Statistieken over impotentie

Onbetrouwbare statistieken

Cijfers met betrekking tot de verspreiding van impotentie zijn met voorzichtigheid te betrachten. Ze geven geen eenduidig beeld. Deels ligt dit aan het feit dat er verschillende definities van het begrip impotentie worden gebruikt bij onderzoek. Veel zwaarder weegt echter hoogstwaarschijnlijk het taboe wat rust op het onderwerp. Veel mannen die lijden onder een erectiele disfunctie schamen zich en spreken niet openlijk over hun probleem. Omdat de cijfers en statistieken niet helemaal betrouwbaar zijn, dient de volgende informatie daarom vooral ter oriëntatie.

Miljoenen mannen lijden an impotentie

Meer dan de helft van de mannen tussen de 40 en 70 jaar heeft te maken met erectieproblemen.

1 op de 10 mannen lijdt aan erectiele disfunctie: dit houdt in dat miljoenen mannen hiermee te maken hebben. Onderzoek van C.H. Johannes en andere wetenschappers (2000) wees uit dat alleen al in de Verenigde Staten in de groep van blanke mannen tussen de 40 en 69 jaar oud, jaarlijks 617.000 nieuwe gevallen van erectiele disfunctie worden gemeld.
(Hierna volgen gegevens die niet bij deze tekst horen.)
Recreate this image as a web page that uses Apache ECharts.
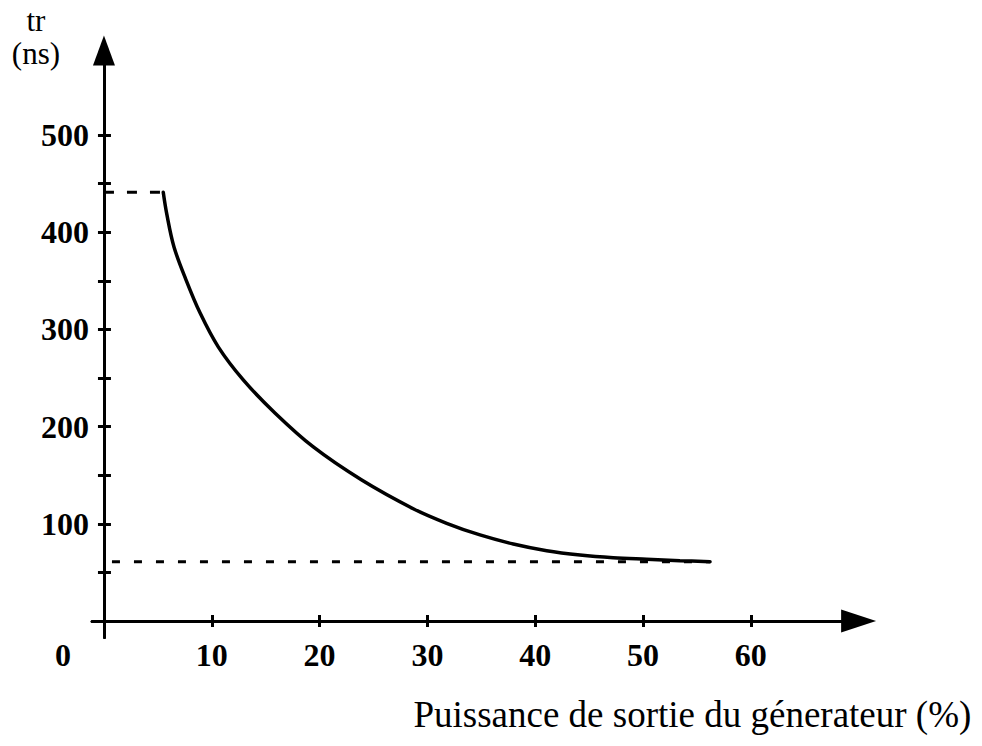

Samenhangende factoren bij potentieproblemen

De prevalentie van erectiele disfunctie neemt toe met de leeftijd. Onderzoek toont aan dat vermindering van de mate en duur van de erectie bij het normale fysiologische verouderingsproces hoort, vergelijkbaar met het afnemen van andere fysieke prestaties. Het “Massachusetts Male Aging onderzoek” bevestigt dit: 5% van de 40-jarige mannen heeft te maken met potentieproblemen – onder de 70-jarigen is dit 3 maal zoveel! Nederlands onderzoek wijst uit dat 14% van de 41- tot 50-jarigen met erectiestoornissen te maken heeft, oplopend tot 42% onder de 71- tot 80-jarigen. Een mogelijke verklaring voor het toenemen van erectiele disfunctie bij het ouder worden is dat het lichaam minder stoffen aanmaakt die voor de potentie belangrijk zijn. Worden deze stoffen vervolgens ook niet extern toegevoerd (bijvoorbeeld via voedingssupplementen die de aminozuren arginine en ornithine bevatten), bestaat het risico dat een tekort tot potentieproblemen leidt.
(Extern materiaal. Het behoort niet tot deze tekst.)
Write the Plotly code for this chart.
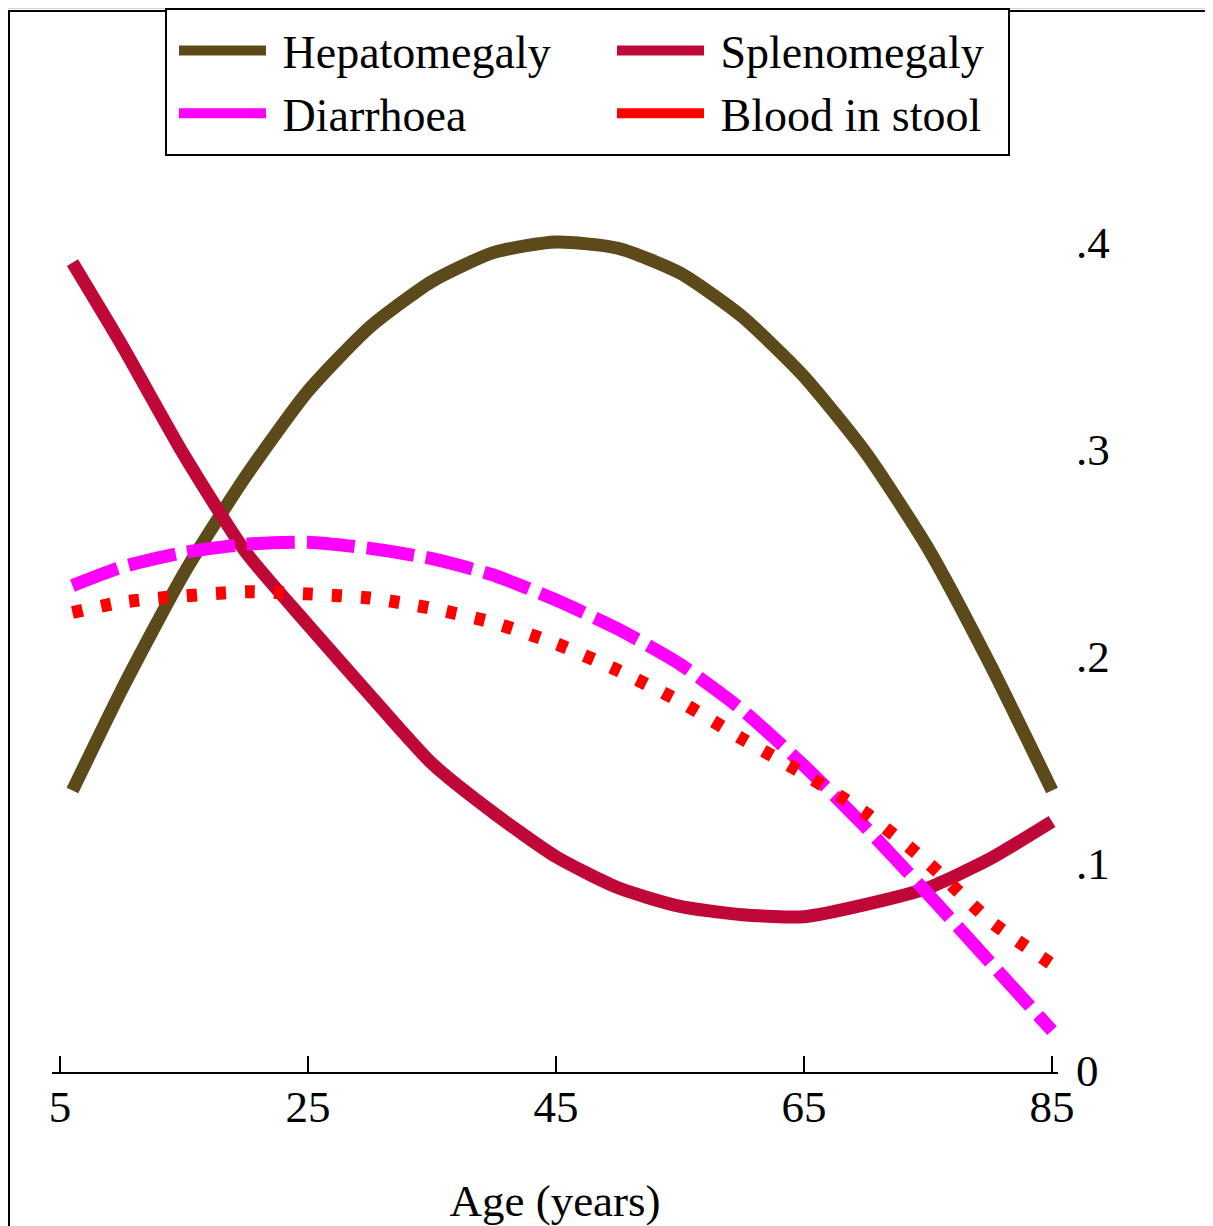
import plotly.graph_objects as go

ages = [6, 10, 15, 20, 25, 30, 35, 40, 45, 50, 55, 60, 65, 70, 75, 80, 85]
hepatomegaly = [0.135, 0.184, 0.240, 0.287, 0.328, 0.359, 0.381, 0.395, 0.400, 0.397, 0.385, 0.364, 0.335, 0.298, 0.252, 0.196, 0.135]
splenomegaly = [0.390, 0.350, 0.297, 0.250, 0.215, 0.181, 0.148, 0.124, 0.103, 0.088, 0.079, 0.075, 0.074, 0.080, 0.088, 0.102, 0.120]
diarrhoea = [0.234, 0.243, 0.250, 0.254, 0.255, 0.252, 0.247, 0.239, 0.227, 0.213, 0.196, 0.174, 0.147, 0.117, 0.085, 0.052, 0.019]
blood_in_stool = [0.221, 0.226, 0.229, 0.231, 0.230, 0.228, 0.223, 0.216, 0.206, 0.193, 0.178, 0.160, 0.143, 0.124, 0.100, 0.072, 0.051]

x_ticks = [5, 25, 45, 65, 85]
y_ticks = [0, 0.1, 0.2, 0.3, 0.4]
y_tick_labels = ["0", ".1", ".2", ".3", ".4"]

FONT = "Liberation Serif"
OFF = 8  # page body margin
W, H = 1213, 1226
# target screen pixels of plot area
SL, SR, ST, SB = 52, 1058, 200, 1072
L, T = SL - OFF, ST - OFF
R, B = W - (SR - OFF), H - (SB - OFF)
pw, ph = W - L - R, H - T - B

def px_x(p):
    return (p - OFF - L) / pw

def px_y(p):
    return (H - B - (p - OFF)) / ph

fig = go.Figure()
series = [
    ("Hepatomegaly", hepatomegaly, "#5c4a1b", "solid"),
    ("Splenomegaly", splenomegaly, "#c00838", "solid"),
    ("Diarrhoea", diarrhoea, "#ff00ff", "48px,12px"),
    ("Blood in stool", blood_in_stool, "#ff0000", "10px,19px"),
]
for name, vals, col, dash in series:
    fig.add_trace(go.Scatter(x=ages, y=vals, mode="lines", name=name, showlegend=False,
                             line=dict(color=col, width=13, dash=dash, shape="spline",
                                       smoothing=0.6)))
# legend entries with solid swatches, as in the reference key
for name, vals, col, dash in series:
    fig.add_trace(go.Scatter(x=[None], y=[None], mode="lines", name=" " + name,
                             showlegend=True, line=dict(color=col, width=15)))

fig.update_layout(
    width=W, height=H, autosize=False,
    margin=dict(l=L, r=R, t=T, b=B, autoexpand=False),
    paper_bgcolor="white", plot_bgcolor="white",
    font=dict(family=FONT, size=45, color="black"),
    showlegend=True,
    legend=dict(orientation="h", x=px_x(174), xanchor="left", y=px_y(14), yanchor="top",
                borderwidth=0, bgcolor="rgba(0,0,0,0)",
                font=dict(family=FONT, size=46, color="black"),
                itemwidth=87, entrywidth=336, tracegroupgap=0),
    xaxis=dict(range=[4.35, 85.48], tickvals=x_ticks, ticks="inside", ticklen=16,
               tickwidth=2, tickcolor="black", showline=True, linecolor="black",
               linewidth=2, showgrid=False, zeroline=False, ticklabelstandoff=-6,
               title=dict(text="Age (years)", standoff=53,
                          font=dict(family=FONT, size=45, color="black"))),
    yaxis=dict(range=[-0.001, 0.4203], side="right", tickvals=y_ticks,
               ticktext=y_tick_labels, ticks="", showline=False, showgrid=False,
               zeroline=False, ticklabelstandoff=17),
    shapes=[
        dict(type="rect", xref="paper", yref="paper", x0=px_x(9), x1=px_x(1240),
             y0=px_y(1240), y1=px_y(11), line=dict(color="black", width=2),
             fillcolor="rgba(0,0,0,0)", layer="below"),
        dict(type="line", xref="paper", yref="paper", x0=px_x(0), x1=px_x(1220),
             y0=px_y(8), y1=px_y(8), line=dict(color="#c8d6e8", width=2)),
        dict(type="rect", xref="paper", yref="paper", x0=px_x(166), x1=px_x(1009),
             y0=px_y(155), y1=px_y(9), line=dict(color="black", width=2),
             fillcolor="white", layer="above"),
    ],
)

fig.write_html("out.html")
Wetenschappelijk onderzoek heeft uitgewezen dat verschillende ziektes en aandoeningen samenhangen met erectiele disfunctie. Denk hierbij aan diabetes, hoge bloeddruk en hart- en vaatziekten. Daarnaast hebben veel medicijnen erectiestoornissen als bijwerking.

Inwoners van welvarende westerse landen lijken vaker te maken te hebben met potentiestoornissen dan inwoners uit armere landen. Mogelijk heeft dit te maken met het feit dat veel geneesmiddelen (met potentiestoornissen als bijwerking) niet overal even grootschalig beschikbaar zijn. Ook het gebruik van alcohol en tabak speelt een rol. Verschillende onderzoeken tonen het verband tussen de overmatige consumptie van alcohol en roken en impotentie aan.

De oorzaken voor erectie- en potentiestoornissen is in de meeste gevallen fysiek/lichamelijk gerelateerd. Toch hangt impotentie in één op de drie a vier gevallen samen met psychische zaken.